Exercise brief: Set down the material below word for word, excluding the pictures.

Input records:

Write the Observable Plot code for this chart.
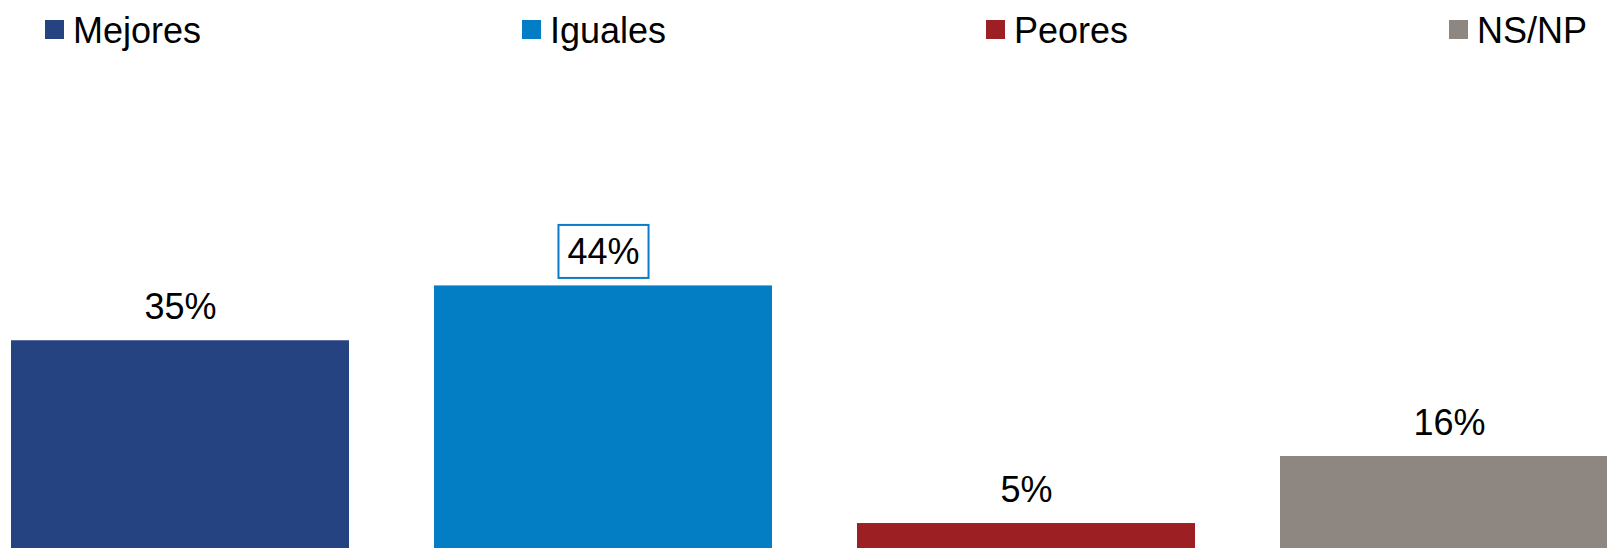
<!DOCTYPE html>
<html>
<head>
<meta charset="utf-8">
<script src="https://cdn.jsdelivr.net/npm/d3@7"></script>
<script src="https://cdn.jsdelivr.net/npm/@observablehq/plot@0.6"></script>
<style>
  html, body { margin: 0; padding: 0; overflow: hidden; background: #fff; width: 1607px; height: 548px; }
  #legend { position: relative; height: 60px; font-family: "Liberation Sans", Arial, sans-serif; }
  .item { position: absolute; top: 0; height: 60px; }
  .sw { position: absolute; top: 20px; left: 0; width: 19px; height: 19px; }
  .lab { position: absolute; top: 13px; left: 28px; font-size: 36px; line-height: 36px; white-space: nowrap; color: #000; }
  #chart { width: 1619px; }
  #chart svg { display: block; }
</style>
</head>
<body>
<div id="legend"></div>
<div id="chart"></div>
<script>
// Data
const categories = ["Mejores", "Iguales", "Peores", "NS/NP"];
const values = [35, 44, 5, 16];
const colors = ["#264381", "#037DC3", "#9C1F24", "#8E8680"];
const highlighted = "Iguales";

const data = categories.map((c, i) => ({category: c, value: values[i], color: colors[i]}));

// Legend (HTML, above the SVG)
const legendX = [45, 522, 986, 1449];
const legend = document.getElementById("legend");
data.forEach((d, i) => {
  const it = document.createElement("div");
  it.className = "item";
  it.style.left = legendX[i] + "px";
  const sw = document.createElement("div");
  sw.className = "sw";
  sw.style.background = d.color;
  const lab = document.createElement("div");
  lab.className = "lab";
  lab.textContent = d.category;
  it.appendChild(sw);
  it.appendChild(lab);
  legend.appendChild(it);
});

const plot = Plot.plot({
  width: 1619,
  height: 494,
  marginLeft: 11,
  marginRight: 0,
  marginTop: 0,
  marginBottom: 0.5,
  style: {fontFamily: "'Liberation Sans', Arial, sans-serif", background: "transparent", overflow: "visible", maxWidth: "none"},
  x: {domain: categories, paddingInner: 0.2, paddingOuter: 0, axis: null},
  y: {domain: [0, 81], axis: null},
  marks: [
    Plot.barY(data, {x: "category", y: "value", fill: "color"}),
    Plot.text(data, {
      x: "category", y: "value",
      text: d => d.value + "%",
      dy: -22, lineAnchor: "bottom",
      fontSize: 36, fill: "#000",
      className: "vlabels"
    })
  ]
});
plot.style.maxWidth = "none";
plot.style.width = "1619px";
plot.style.height = "494px";
document.getElementById("chart").appendChild(plot);

// Box around the highlighted label
const texts = plot.querySelectorAll(".vlabels text");
texts.forEach((t, i) => {
  if (data[i].category !== highlighted) return;
  const bb = t.getBBox();
  const ns = "http://www.w3.org/2000/svg";
  const r = document.createElementNS(ns, "rect");
  const tr = t.getAttribute("transform");
  r.setAttribute("x", bb.x - 9);
  r.setAttribute("y", bb.y - 6);
  r.setAttribute("width", bb.width + 18);
  r.setAttribute("height", bb.height + 12);
  r.setAttribute("fill", "none");
  r.setAttribute("stroke", "#0A7CC6");
  r.setAttribute("stroke-width", 2);
  if (tr) r.setAttribute("transform", tr);
  t.parentNode.insertBefore(r, t);
});
</script>
</body>
</html>
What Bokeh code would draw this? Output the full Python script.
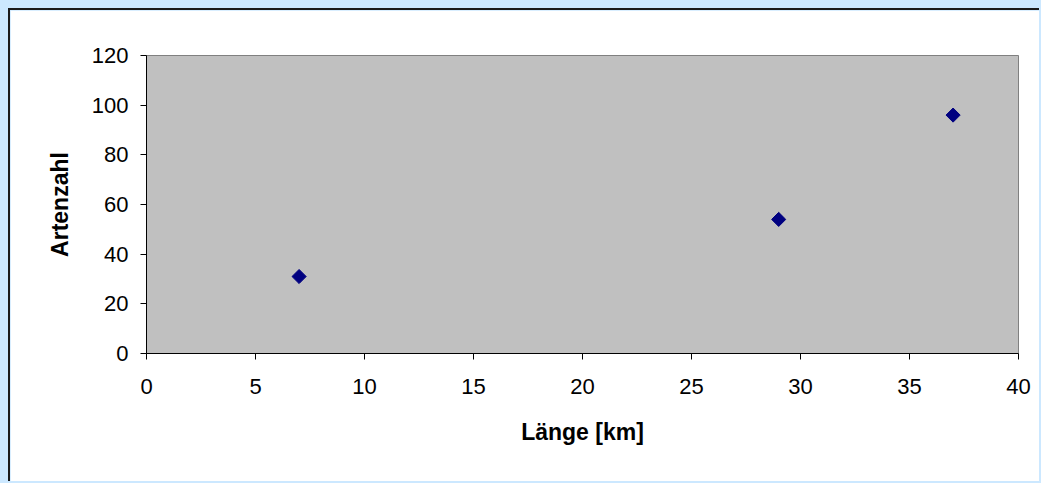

The reply:
Write the Observable Plot code for this chart.
<!DOCTYPE html>
<html>
<head>
<meta charset="utf-8">
<script src="https://cdn.jsdelivr.net/npm/d3@7"></script>
<script src="https://cdn.jsdelivr.net/npm/@observablehq/plot@0.6"></script>
<style>
  html, body { margin: 0; padding: 0; overflow: hidden; background: #fff; width: 1607px; height: 548px; }
  #legend { position: relative; height: 60px; font-family: "Liberation Sans", Arial, sans-serif; }
  .item { position: absolute; top: 0; height: 60px; }
  .sw { position: absolute; top: 20px; left: 0; width: 19px; height: 19px; }
  .lab { position: absolute; top: 13px; left: 28px; font-size: 36px; line-height: 36px; white-space: nowrap; color: #000; }
  #chart { width: 1619px; }
  #chart svg { display: block; }
</style>
</head>
<body>
<div id="legend"></div>
<div id="chart"></div>
<script>
// Data
const categories = ["Mejores", "Iguales", "Peores", "NS/NP"];
const values = [35, 44, 5, 16];
const colors = ["#264381", "#037DC3", "#9C1F24", "#8E8680"];
const highlighted = "Iguales";

const data = categories.map((c, i) => ({category: c, value: values[i], color: colors[i]}));

// Legend (HTML, above the SVG)
const legendX = [45, 522, 986, 1449];
const legend = document.getElementById("legend");
data.forEach((d, i) => {
  const it = document.createElement("div");
  it.className = "item";
  it.style.left = legendX[i] + "px";
  const sw = document.createElement("div");
  sw.className = "sw";
  sw.style.background = d.color;
  const lab = document.createElement("div");
  lab.className = "lab";
  lab.textContent = d.category;
  it.appendChild(sw);
  it.appendChild(lab);
  legend.appendChild(it);
});

const plot = Plot.plot({
  width: 1619,
  height: 494,
  marginLeft: 11,
  marginRight: 0,
  marginTop: 0,
  marginBottom: 0.5,
  style: {fontFamily: "'Liberation Sans', Arial, sans-serif", background: "transparent", overflow: "visible", maxWidth: "none"},
  x: {domain: categories, paddingInner: 0.2, paddingOuter: 0, axis: null},
  y: {domain: [0, 81], axis: null},
  marks: [
    Plot.barY(data, {x: "category", y: "value", fill: "color"}),
    Plot.text(data, {
      x: "category", y: "value",
      text: d => d.value + "%",
      dy: -22, lineAnchor: "bottom",
      fontSize: 36, fill: "#000",
      className: "vlabels"
    })
  ]
});
plot.style.maxWidth = "none";
plot.style.width = "1619px";
plot.style.height = "494px";
document.getElementById("chart").appendChild(plot);

// Box around the highlighted label
const texts = plot.querySelectorAll(".vlabels text");
texts.forEach((t, i) => {
  if (data[i].category !== highlighted) return;
  const bb = t.getBBox();
  const ns = "http://www.w3.org/2000/svg";
  const r = document.createElementNS(ns, "rect");
  const tr = t.getAttribute("transform");
  r.setAttribute("x", bb.x - 9);
  r.setAttribute("y", bb.y - 6);
  r.setAttribute("width", bb.width + 18);
  r.setAttribute("height", bb.height + 12);
  r.setAttribute("fill", "none");
  r.setAttribute("stroke", "#0A7CC6");
  r.setAttribute("stroke-width", 2);
  if (tr) r.setAttribute("transform", tr);
  t.parentNode.insertBefore(r, t);
});
</script>
</body>
</html>
What Bokeh code would draw this? Output the full Python script.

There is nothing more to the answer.